On the subject of the taxes and the economy, Chairman Chris Betts said he had authorized the town’s giving someone 50 gallons of emergency fuel oil from the town’s fuel assistance funds in Billings-Pezaris’s absence.
The selectmen authorized the purchase of a light for the new backhoe. Billings-Pezaris read them the Maine laws on vehicles used on highways by municipalities, and it explains why snowplows are always lit up. According to statute, the light has to be visible from 500 feet away in the daytime. That requires a 50-candlepower light.
Because snowplows are so wide, when the wing is considered, and the shoulders on the Island are soft, often they take up more than half the road as they go along. The selectmen commented on people who pass the plows recklessly, pointing out that the plows have no place to go to get out of the way.
The salt-sand that the plows leave behind is clogging up the catchment basins near the fish pier. School Street, being quite steep, is heavily sanded, and Selectman George Stevens complained that you could slide right down the hill on the sand. He and Selectmen Richard Larrabee echoed Harbormaster Steve Johnson’s complaint that the harbor is silting up with the sand.
Billings-Pezaris said she had “gone round and round” with the Department of Transportation, who say it is the town’s responsibility to clean it up. Last year, FEMA money paid for vacuuming the basins, but the town doesn’t have the money to do it. She said she would talk to the Environmental Protection Agency to see if there is something the town could install for erosion control that would block the sand.

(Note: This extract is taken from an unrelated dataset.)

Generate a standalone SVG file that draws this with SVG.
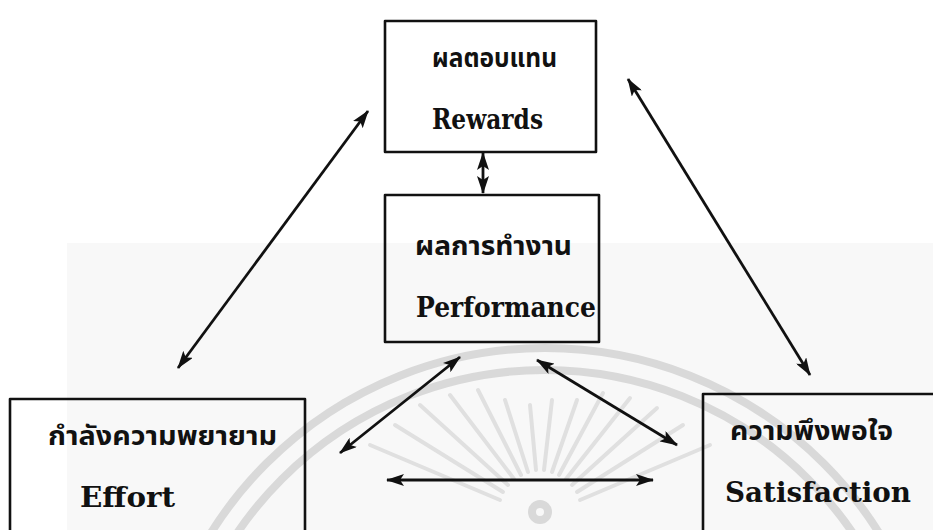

A last ditch solution is hauling it out by the bucket load.
Larrabee asked why the town couldn’t just use salt on School Street, but the problem is that there aren’t enough trucks to dedicate one to salt only, and the time used in dumpling the unused salt back at the town garage and then filling the truck with the salt-sand mixture used on the other roads would be impractical.
Billings-Pezaris also pointed out that the problem is not just from winter sand but also from spring rains that wash anything on the roadsides downhill.
A request from the clerks for a software program for automobile registration was considered, but the selectmen put off any decision until later in the year, citing budget restraints. The program itself is listed at about $7,000, including training; Billings-Pezaris thinks that if she works on the company selling the program she can get a better deal.
In answer to a question from Selectman Donna Brewer about the relationship between the software costs and revenue, Billings-Pezaris said revenue from excise tax is about $200,000 annually.
The program would make bookkeeping easier, as it would track the kinds of registrations, compute the costs and keep all records. Another consideration is that currently the forms the clerks fill out have three carbons plus the original, and often the fourth carbon copy is almost illegible.
Selectman Evelyn Duncan said, “It’s a great idea. I just don’t see where we have the money.”
In a Stonington Water Company meeting that preceded the selectmen’s meeting, Superintendent Roger Stone said that he had contracted with Underwater Solutions of Mattapoisett, Mass., to clean the tank at the standpipe at a cost of $3,900. The tank was built in 1994, and was last cleaned eight or nine years ago. The selectmen, who are also the water company board, approved the expenditure.